§ **Aim of the task**:
From the first line of the data below through the line bearing "plt.rcParams['font.family'] = ['Liberation", reproduce each line exactly; do not include pictures.

§ **Stored data**:
· · · ·
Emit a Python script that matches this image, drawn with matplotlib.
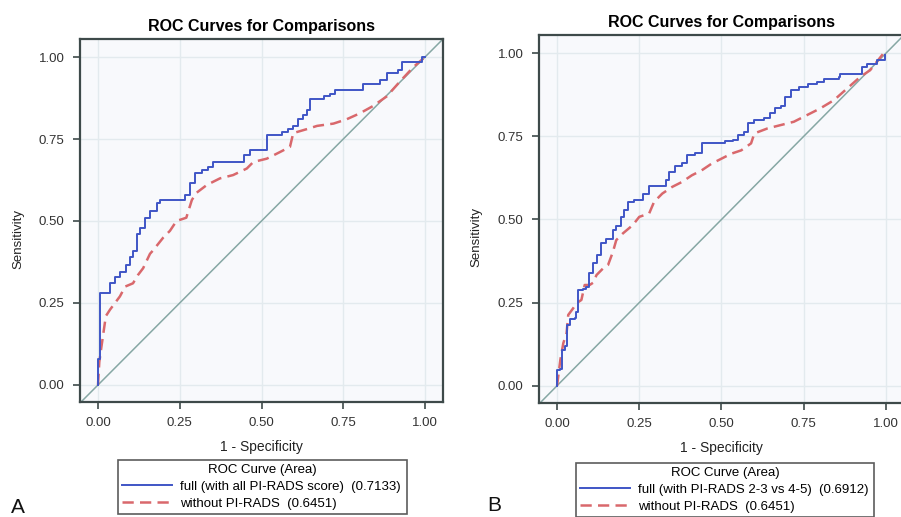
import matplotlib
matplotlib.use("Agg")
import matplotlib.pyplot as plt

plt.rcParams['font.family'] = ['Liberation Sans', 'DejaVu Sans']

# panel A: full model (with all PI-RADS score) vs without PI-RADS
a_full_x = [0.0, 0.0, 0.006, 0.006, 0.037, 0.052, 0.067, 0.086, 0.098, 0.107, 0.119, 0.128,
            0.144, 0.159, 0.18, 0.19, 0.25, 0.266, 0.28, 0.297, 0.317, 0.337, 0.352, 0.434,
            0.445, 0.465, 0.5, 0.516, 0.55, 0.562, 0.58, 0.597, 0.612, 0.628, 0.638, 0.648,
            0.673, 0.69, 0.71, 0.725, 0.806, 0.81, 0.857, 0.862, 0.883, 0.918, 0.929, 0.975,
            0.99, 1.0]
a_full_y = [0.0, 0.08, 0.08, 0.28, 0.31, 0.33, 0.345, 0.366, 0.39, 0.41, 0.46, 0.48,
            0.51, 0.53, 0.555, 0.564, 0.564, 0.58, 0.615, 0.645, 0.655, 0.665, 0.68, 0.68,
            0.70, 0.716, 0.716, 0.762, 0.762, 0.77, 0.78, 0.79, 0.81, 0.823, 0.838, 0.872,
            0.872, 0.88, 0.887, 0.90, 0.90, 0.918, 0.918, 0.93, 0.95, 0.96, 0.985, 0.985,
            1.0, 1.0]
a_red_x = [0.0, 0.004, 0.011, 0.024, 0.037, 0.052, 0.067, 0.083, 0.107, 0.122, 0.138, 0.159,
           0.168, 0.2, 0.22, 0.24, 0.27, 0.287, 0.30, 0.333, 0.373, 0.413, 0.455, 0.475,
           0.516, 0.556, 0.587, 0.597, 0.638, 0.67, 0.72, 0.76, 0.80, 0.84, 0.883, 0.923,
           0.965, 1.0]
a_red_y = [0.0, 0.07, 0.12, 0.21, 0.23, 0.25, 0.27, 0.30, 0.31, 0.335, 0.356, 0.40,
           0.41, 0.45, 0.47, 0.50, 0.51, 0.564, 0.585, 0.61, 0.63, 0.64, 0.66, 0.68,
           0.69, 0.71, 0.726, 0.768, 0.78, 0.79, 0.797, 0.81, 0.828, 0.85, 0.88, 0.925,
           0.97, 1.0]

# panel B: full model (with PI-RADS 2-3 vs 4-5) vs without PI-RADS
b_full_x = [0.0, 0.0, 0.008, 0.014, 0.024, 0.029, 0.039, 0.054, 0.059, 0.064, 0.079, 0.089,
            0.097, 0.109, 0.12, 0.134, 0.149, 0.17, 0.18, 0.195, 0.205, 0.215, 0.235, 0.26,
            0.28, 0.305, 0.33, 0.34, 0.36, 0.38, 0.396, 0.42, 0.44, 0.50, 0.51, 0.535,
            0.551, 0.57, 0.581, 0.60, 0.63, 0.647, 0.662, 0.682, 0.692, 0.712, 0.737, 0.762,
            0.792, 0.812, 0.857, 0.86, 0.922, 0.928, 0.943, 0.963, 0.973, 0.998]
b_full_y = [0.0, 0.048, 0.05, 0.108, 0.118, 0.183, 0.20, 0.204, 0.223, 0.288, 0.29, 0.298,
            0.34, 0.368, 0.393, 0.43, 0.44, 0.468, 0.48, 0.508, 0.528, 0.553, 0.56, 0.578,
            0.60, 0.60, 0.618, 0.644, 0.66, 0.67, 0.694, 0.70, 0.729, 0.729, 0.735, 0.74,
            0.754, 0.764, 0.79, 0.80, 0.805, 0.819, 0.834, 0.84, 0.869, 0.889, 0.899, 0.909,
            0.914, 0.924, 0.929, 0.937, 0.937, 0.959, 0.967, 0.967, 0.98, 0.994]
b_red_x = [0.0, 0.01, 0.019, 0.029, 0.034, 0.049, 0.059, 0.074, 0.084, 0.099, 0.11, 0.12,
           0.14, 0.155, 0.17, 0.18, 0.2, 0.23, 0.25, 0.28, 0.295, 0.32, 0.35, 0.38,
           0.41, 0.44, 0.47, 0.50, 0.53, 0.56, 0.59, 0.60, 0.64, 0.68, 0.72, 0.76,
           0.80, 0.842, 0.882, 0.922, 0.952, 0.992]
b_red_y = [0.0, 0.078, 0.128, 0.159, 0.213, 0.233, 0.248, 0.258, 0.303, 0.303, 0.31, 0.333,
           0.353, 0.363, 0.403, 0.438, 0.458, 0.483, 0.508, 0.518, 0.553, 0.578, 0.598, 0.613,
           0.633, 0.648, 0.668, 0.683, 0.698, 0.708, 0.729, 0.759, 0.774, 0.784, 0.794, 0.814,
           0.834, 0.859, 0.894, 0.929, 0.949, 0.999]

ticks = [0.0, 0.25, 0.5, 0.75, 1.0]
tick_labels = ["0.00", "0.25", "0.50", "0.75", "1.00"]

panels = [
    dict(pos=[0.0888, 0.2224, 0.4029, 0.7022], fx=a_full_x, fy=a_full_y, rx=a_red_x, ry=a_red_y,
         full_label="full (with all PI-RADS score)  (0.7133)",
         red_label="without PI-RADS  (0.6451)",
         leg=(0.131, 0.0, 0.321, 0.110), letter="A", letter_xy=(0.012, 0.008), ylab_x=0.02),
    dict(pos=[0.5982, 0.2205, 0.4051, 0.7118], fx=b_full_x, fy=b_full_y, rx=b_red_x, ry=b_red_y,
         full_label="full (with PI-RADS 2-3 vs 4-5)  (0.6912)",
         red_label="without PI-RADS  (0.6451)",
         leg=(0.639, 0.0, 0.331, 0.1044), letter="B", letter_xy=(0.541, 0.012), ylab_x=0.529),
]

blue = "#3F55C6"
red = "#D9686C"
diag = "#86A7A4"
frame = "#3E4A4A"

fig = plt.figure(figsize=(9.01, 5.17), dpi=100)

for p in panels:
    ax = fig.add_axes(p["pos"])
    ax.set_facecolor("#F8F9FC")
    ax.plot([-0.1, 1.1], [-0.1, 1.1], color=diag, lw=1.1, zorder=1)
    l1, = ax.plot(p["fx"], p["fy"], color=blue, lw=1.4, drawstyle="steps-post", zorder=3,
                  label=p["full_label"])
    l2, = ax.plot(p["rx"], p["ry"], color=red, lw=1.8, ls=(0, (4.5, 2.5)), zorder=2,
                  label=p["red_label"])
    ax.set_xlim(-0.055, 1.055)
    ax.set_ylim(-0.052, 1.055)
    ax.set_xticks(ticks)
    ax.set_xticklabels(tick_labels)
    ax.set_yticks(ticks)
    ax.set_yticklabels(tick_labels)
    ax.grid(True, color="#E3EAEE", lw=1.0)
    ax.set_axisbelow(True)
    ax.tick_params(axis="both", direction="out", length=5, width=1.2, color=frame,
                   labelsize=9.5, labelcolor="#333333", pad=6)
    for side in ["top", "right", "left", "bottom"]:
        ax.spines[side].set_color(frame)
        ax.spines[side].set_linewidth(1.6)
    ax.set_title("ROC Curves for Comparisons", fontsize=11.5, fontweight="bold", pad=6)
    ax.set_xlabel("1 - Specificity", fontsize=10, color="#222222", labelpad=8)
    fig.text(p["ylab_x"], p["pos"][1] + p["pos"][3] * 0.45, "Sensitivity", rotation=90,
             fontsize=9.5, color="#222222", ha="center", va="center")
    leg = fig.legend(handles=[l1, l2], title="ROC Curve (Area)", loc="upper left",
                     bbox_to_anchor=p["leg"], mode="expand", fontsize=9.5, title_fontsize=9.5,
                     frameon=True, fancybox=False, handlelength=3.8, borderpad=0.3,
                     labelspacing=0.35, handletextpad=0.6, borderaxespad=0)
    leg.get_frame().set_edgecolor("#333333")
    leg.get_frame().set_linewidth(1.2)
    fig.text(p["letter_xy"][0], p["letter_xy"][1], p["letter"], fontsize=15, color="#111111")

fig.savefig("out.png", dpi=100)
· · · ·
§ **Complete response**:
Emit a Python script that matches this image, drawn with matplotlib.
import matplotlib
matplotlib.use("Agg")
import matplotlib.pyplot as plt

plt.rcParams['font.family'] = ['Liberation Sans', 'DejaVu Sans']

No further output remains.